Sunset with clear skies
So we settled in for an overnight sail.  Other than a few hours mid day, when the wind went light, we sailed, once again running a bit more down wind when the wind shifted into the SW, and picked up to 15kts.  The 15kts of wind built the waves into the 4' range, not bad, but the 'down wind roll' gradually became more evident during the afternoon, and I decided to fix dinner before it more pronounced.
We debated what sail combination would work best for running overnight, and, since we already had the main out and tied down with a line to prevent an accidental jibe, we rolled in the jib. While going offshore is  easier than dealing with traffic and currents in the ICW, a down side is the lack of wildlife to break the monotony of the waves - there's a lot more to look at along the ICW.  So when just before sunset, we were joined by a playful pair of dolphins off the Savannah River, they made our day, staying with us until it was too dark to see them.

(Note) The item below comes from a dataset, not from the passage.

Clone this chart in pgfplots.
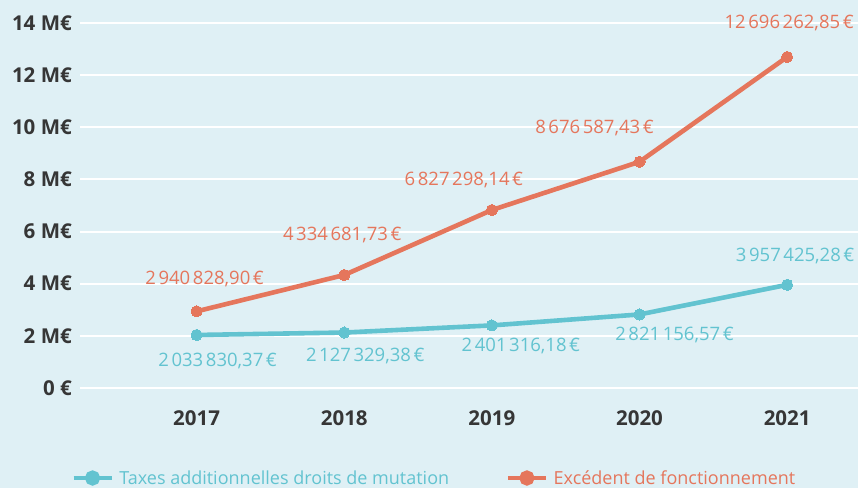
\documentclass[border=0pt]{standalone}
\usepackage{fontspec}
\setmainfont{Open Sans}
\usepackage{pgfplots}
\pgfplotsset{compat=1.18}
\definecolor{bg}{HTML}{DFF0F5}
\definecolor{teal}{HTML}{62C3D0}
\definecolor{coral}{HTML}{E5765C}
\definecolor{dark}{HTML}{363636}
\newcommand\ns{\kern2.6pt}
\begin{document}
\begin{tikzpicture}[x=1pt,y=1pt]
\fill[bg] (0,0) rectangle (858,488);
\path[use as bounding box] (0,0) rectangle (858,488);
\begin{axis}[
  at={(80pt,100pt)}, anchor=south west,
  scale only axis, width=778pt, height=365pt,
  xmin=2016.21, xmax=2021.48, ymin=0, ymax=14,
  axis line style={draw=none},
  clip=false,
  xtick={2017,2018,2019,2020,2021},
  xticklabels={2017,2018,2019,2020,2021},
  ytick={0,2,4,6,8,10,12,14},
  yticklabels={0 €,2 M€,4 M€,6 M€,8 M€,10 M€,12 M€,14 M€},
  tick style={draw=none},
  ticklabel style={font=\bfseries\fontsize{20.5}{24}\selectfont, text=dark, inner sep=0pt},
  yticklabel style={anchor=east, xshift=-8pt},
  xticklabel style={anchor=center, yshift=-30pt},
  ymajorgrids, grid style={white, line width=2pt},
  legend style={at={(0.4557,-0.2466)}, anchor=center, draw=none, fill=none,
    font=\fontsize{18}{21}\selectfont, legend columns=2,
    /tikz/every odd column/.append style={column sep=4pt},
    /tikz/every even column/.append style={column sep=55pt}},
  legend cell align=left,
  legend image code/.code={\draw[#1, line width=3.5pt] (0pt,0pt) -- (38pt,0pt);
    \fill[#1] (19pt,0pt) circle (5.3pt);},
]
\addplot[teal, line width=4.6pt, mark=*, mark size=5.6pt, mark options={fill=teal, draw=teal, line width=0pt}]
  coordinates {(2017,2.03383037) (2018,2.12732938) (2019,2.40131618) (2020,2.82115657) (2021,3.95742528)};
\addlegendentry{\textcolor{teal}{Taxes additionnelles droits de mutation}}
\addplot[coral, line width=4.6pt, mark=*, mark size=5.6pt, mark options={fill=coral, draw=coral, line width=0pt}]
  coordinates {(2017,2.94082890) (2018,4.33468173) (2019,6.82729814) (2020,8.67658743) (2021,12.69626285)};
\addlegendentry{\textcolor{coral}{Excédent de fonctionnement}}
\tikzset{lab/.style={font=\fontsize{18.5}{21}\selectfont, inner sep=0pt}}
\node[lab, text=coral] at (axis cs:2017,2.94082890) [xshift=8pt, yshift=32pt] {2\ns940\ns828,90\ns€};
\node[lab, text=coral] at (axis cs:2018,4.33468173) [xshift=-2pt, yshift=40pt] {4\ns334\ns681,73\ns€};
\node[lab, text=coral] at (axis cs:2019,6.82729814) [xshift=-28pt, yshift=30pt] {6\ns827\ns298,14\ns€};
\node[lab, text=coral] at (axis cs:2020,8.67658743) [xshift=-45pt, yshift=34pt] {8\ns676\ns587,43\ns€};
\node[lab, text=coral] at (axis cs:2021,12.69626285) [xshift=2pt, yshift=34pt] {12\ns696\ns262,85\ns€};
\node[lab, text=teal] at (axis cs:2017,2.03383037) [xshift=21pt, yshift=-26pt] {2\ns033\ns830,37\ns€};
\node[lab, text=teal] at (axis cs:2018,2.12732938) [xshift=21pt, yshift=-23pt] {2\ns127\ns329,38\ns€};
\node[lab, text=teal] at (axis cs:2019,2.40131618) [xshift=29pt, yshift=-21pt] {2\ns401\ns316,18\ns€};
\node[lab, text=teal] at (axis cs:2020,2.82115657) [xshift=35pt, yshift=-21pt] {2\ns821\ns156,57\ns€};
\node[lab, text=teal] at (axis cs:2021,3.95742528) [xshift=8pt, yshift=29pt] {3\ns957\ns425,28\ns€};
\end{axis}
\end{tikzpicture}
\end{document}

5/9/2016     To 32 47.368N,  79 55.453W   Charleston Maritime Center 164.5 NM
  
Passing an outbound freighter as we enter Charleston
The wind held until 0430, when our speed dropped below 3 kts, we started motoring to make sure we arrived before the current switched.  If only the wave height would drop at the same time the wind does!  For once we arrived at the inlet when the tide was flooding, and had a fast trip into the harbor.  I was surprised when Leonard woke me, telling me we were 15 minutes out.  Just before 0945, we were on the dock at the marina, having been underway just under 30 hours with the log reading 154NM.  When we checked the track distance, we'd done another 10NM (translates as 2 hours at 5kts), thanks to having the current helping much of the trip, and we'd sailed about 20 hours of the trip.  No need to stop at the fuel dock since the gauge still read full.
After giving the boat a good wash, especially along the hull where the fenders would be against the hull during ebb current, we wandered ashore to get some exercise.  Both of us were looking forward to an early night.